(Exercise brief): Go through the entries and count the lines with the string "this" in them. Give only that number.

────

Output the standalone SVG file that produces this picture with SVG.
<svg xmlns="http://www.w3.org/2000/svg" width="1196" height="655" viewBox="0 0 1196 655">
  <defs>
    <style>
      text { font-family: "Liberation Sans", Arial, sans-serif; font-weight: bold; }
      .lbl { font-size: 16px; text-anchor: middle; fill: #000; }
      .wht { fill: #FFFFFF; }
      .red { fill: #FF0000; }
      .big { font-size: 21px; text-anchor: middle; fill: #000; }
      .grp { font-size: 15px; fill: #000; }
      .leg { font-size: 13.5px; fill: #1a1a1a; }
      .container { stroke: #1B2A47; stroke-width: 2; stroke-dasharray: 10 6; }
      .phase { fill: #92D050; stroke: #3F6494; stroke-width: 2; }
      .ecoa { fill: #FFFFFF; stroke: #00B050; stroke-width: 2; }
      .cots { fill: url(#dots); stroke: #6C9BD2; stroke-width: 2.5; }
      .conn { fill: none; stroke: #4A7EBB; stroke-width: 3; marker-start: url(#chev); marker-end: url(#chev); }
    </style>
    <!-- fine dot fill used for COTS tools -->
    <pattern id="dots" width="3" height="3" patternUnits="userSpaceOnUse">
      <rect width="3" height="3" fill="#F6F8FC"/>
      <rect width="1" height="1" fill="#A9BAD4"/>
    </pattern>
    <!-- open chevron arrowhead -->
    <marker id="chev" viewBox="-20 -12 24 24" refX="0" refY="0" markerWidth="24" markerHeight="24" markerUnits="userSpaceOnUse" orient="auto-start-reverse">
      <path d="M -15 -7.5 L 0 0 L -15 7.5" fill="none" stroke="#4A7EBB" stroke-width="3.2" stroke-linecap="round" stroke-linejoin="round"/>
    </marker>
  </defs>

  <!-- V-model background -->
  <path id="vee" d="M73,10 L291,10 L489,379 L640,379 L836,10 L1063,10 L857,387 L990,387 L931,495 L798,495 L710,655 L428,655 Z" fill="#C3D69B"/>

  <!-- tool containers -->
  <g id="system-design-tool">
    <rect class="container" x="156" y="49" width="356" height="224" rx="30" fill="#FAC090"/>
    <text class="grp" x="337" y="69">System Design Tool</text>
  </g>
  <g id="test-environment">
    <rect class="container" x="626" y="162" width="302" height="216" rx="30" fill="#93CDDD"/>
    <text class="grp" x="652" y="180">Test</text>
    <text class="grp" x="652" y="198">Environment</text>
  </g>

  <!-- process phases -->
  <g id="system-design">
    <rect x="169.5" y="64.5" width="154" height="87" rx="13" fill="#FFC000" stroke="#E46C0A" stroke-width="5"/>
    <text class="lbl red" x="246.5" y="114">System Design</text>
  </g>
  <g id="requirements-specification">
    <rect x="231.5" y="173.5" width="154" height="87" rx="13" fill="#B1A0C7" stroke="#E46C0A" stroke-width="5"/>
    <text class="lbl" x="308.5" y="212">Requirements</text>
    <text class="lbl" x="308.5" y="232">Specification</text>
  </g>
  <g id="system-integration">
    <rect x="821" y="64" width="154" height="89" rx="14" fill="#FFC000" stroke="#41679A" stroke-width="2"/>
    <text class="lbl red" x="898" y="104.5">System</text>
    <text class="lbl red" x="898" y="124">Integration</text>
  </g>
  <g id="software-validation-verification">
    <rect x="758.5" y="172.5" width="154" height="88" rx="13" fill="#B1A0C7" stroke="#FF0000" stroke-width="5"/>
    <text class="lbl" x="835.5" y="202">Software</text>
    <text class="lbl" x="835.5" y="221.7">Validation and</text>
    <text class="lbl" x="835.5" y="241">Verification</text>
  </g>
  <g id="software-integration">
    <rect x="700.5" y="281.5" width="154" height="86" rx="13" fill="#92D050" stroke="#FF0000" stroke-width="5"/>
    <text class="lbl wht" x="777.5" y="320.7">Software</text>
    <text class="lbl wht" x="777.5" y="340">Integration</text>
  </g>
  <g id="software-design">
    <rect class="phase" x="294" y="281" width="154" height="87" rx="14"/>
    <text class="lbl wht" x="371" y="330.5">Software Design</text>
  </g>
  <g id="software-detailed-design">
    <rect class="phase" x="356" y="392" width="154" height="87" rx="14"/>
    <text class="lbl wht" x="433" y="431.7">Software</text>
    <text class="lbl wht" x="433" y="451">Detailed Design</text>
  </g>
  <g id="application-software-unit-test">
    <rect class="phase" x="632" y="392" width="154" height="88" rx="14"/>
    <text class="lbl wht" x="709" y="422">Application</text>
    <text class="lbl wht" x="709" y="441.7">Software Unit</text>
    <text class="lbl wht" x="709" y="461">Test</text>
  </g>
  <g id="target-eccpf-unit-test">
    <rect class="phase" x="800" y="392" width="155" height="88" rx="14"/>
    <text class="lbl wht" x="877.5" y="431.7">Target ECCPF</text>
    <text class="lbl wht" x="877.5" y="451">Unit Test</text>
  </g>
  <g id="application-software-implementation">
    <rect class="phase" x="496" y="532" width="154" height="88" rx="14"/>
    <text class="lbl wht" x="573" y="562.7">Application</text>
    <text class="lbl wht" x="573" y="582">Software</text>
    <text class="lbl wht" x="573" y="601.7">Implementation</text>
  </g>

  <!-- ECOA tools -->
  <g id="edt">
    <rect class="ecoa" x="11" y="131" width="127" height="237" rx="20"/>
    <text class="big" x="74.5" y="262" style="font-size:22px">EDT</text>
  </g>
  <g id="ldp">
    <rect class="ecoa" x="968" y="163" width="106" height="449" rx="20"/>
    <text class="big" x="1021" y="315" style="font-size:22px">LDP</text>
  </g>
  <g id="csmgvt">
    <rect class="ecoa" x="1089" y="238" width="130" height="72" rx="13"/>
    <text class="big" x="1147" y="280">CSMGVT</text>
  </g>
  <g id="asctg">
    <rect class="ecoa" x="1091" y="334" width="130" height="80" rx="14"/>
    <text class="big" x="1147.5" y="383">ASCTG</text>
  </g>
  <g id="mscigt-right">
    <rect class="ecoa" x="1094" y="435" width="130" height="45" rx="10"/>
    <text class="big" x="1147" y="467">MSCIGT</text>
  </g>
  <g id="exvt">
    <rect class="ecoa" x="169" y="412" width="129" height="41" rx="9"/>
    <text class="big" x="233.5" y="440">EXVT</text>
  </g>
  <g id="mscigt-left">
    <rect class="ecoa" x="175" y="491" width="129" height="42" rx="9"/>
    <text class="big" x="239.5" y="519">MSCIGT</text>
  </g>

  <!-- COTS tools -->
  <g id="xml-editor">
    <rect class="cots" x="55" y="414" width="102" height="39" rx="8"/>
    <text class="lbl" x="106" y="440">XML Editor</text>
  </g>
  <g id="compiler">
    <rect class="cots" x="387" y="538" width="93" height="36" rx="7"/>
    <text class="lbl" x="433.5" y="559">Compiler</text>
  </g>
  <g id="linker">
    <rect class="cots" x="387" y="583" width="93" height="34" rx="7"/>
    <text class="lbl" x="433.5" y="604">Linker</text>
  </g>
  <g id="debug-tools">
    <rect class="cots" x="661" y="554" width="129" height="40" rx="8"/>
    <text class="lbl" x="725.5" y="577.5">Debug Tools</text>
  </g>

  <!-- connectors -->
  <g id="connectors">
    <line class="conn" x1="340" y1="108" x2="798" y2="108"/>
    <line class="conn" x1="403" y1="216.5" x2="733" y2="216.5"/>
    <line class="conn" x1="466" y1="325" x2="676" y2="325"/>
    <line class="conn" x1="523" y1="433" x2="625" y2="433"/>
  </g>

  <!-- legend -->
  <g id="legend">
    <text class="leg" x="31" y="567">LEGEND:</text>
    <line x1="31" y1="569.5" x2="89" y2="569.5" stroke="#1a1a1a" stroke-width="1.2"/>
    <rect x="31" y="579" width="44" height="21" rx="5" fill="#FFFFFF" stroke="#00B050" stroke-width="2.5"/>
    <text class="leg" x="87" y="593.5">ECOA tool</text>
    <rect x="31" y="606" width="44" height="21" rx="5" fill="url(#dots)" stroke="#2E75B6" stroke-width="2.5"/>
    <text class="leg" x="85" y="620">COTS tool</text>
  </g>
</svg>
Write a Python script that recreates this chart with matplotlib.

────

(The result): 2